See the post of @Modiphius-Nathan I linked in a posting above on the reasoning behind STA’s differentiation between “Chief Security Officer” and “Science Officer”. I think it is, in part, due to some debate of whether Spock was Kirk’s science officer or the Chief Science Officer of the Enterprise. I cannot comment on how he was referred on-screen, because I think I never watched TOS in english. I recall Kirk refer to him as his science officer in the translations, but those translations were inaccurate in the 60ies and are still terrible, today (it’s funny, though, when you can derive the original-language dialogue from an out-of-context mistranslation: “they totally said xyz in the original dialogue but f*cked up translation!”).
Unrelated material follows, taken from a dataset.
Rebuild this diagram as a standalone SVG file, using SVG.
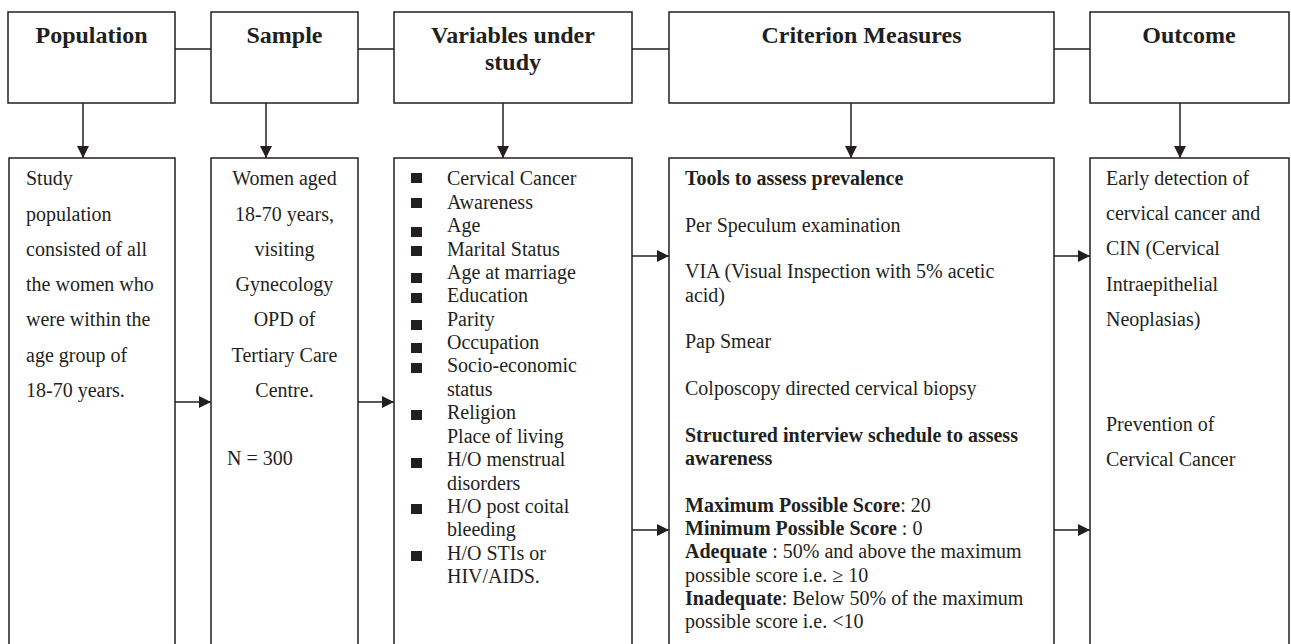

Yet, both explanations are intuitively plausible. And it might even be that both are true; e.g. in a sense that some smaller ships without a genuine scientific purpose or task do have a designated “chief science” in charge of a specialised group of scientists aboard (take e.g. a Pathfinder/Reconnaissance Defiant with a small team of stellar cartographists) while larger ships, especially those built for science missions (take a Sovereign class built for scientific and survey operations) have multiple science departments with multiple department heads (chief of stellar cartography, leader of the xeno-linguistics team, head of geologists and arechologists etc.) and one science officer on the bridge functioning as some kind of a liason in between those and the captain.
Ultimately, I’d recommend to ask the “Question 0 of STA”: What would support Drama? and give the answer a thorough try.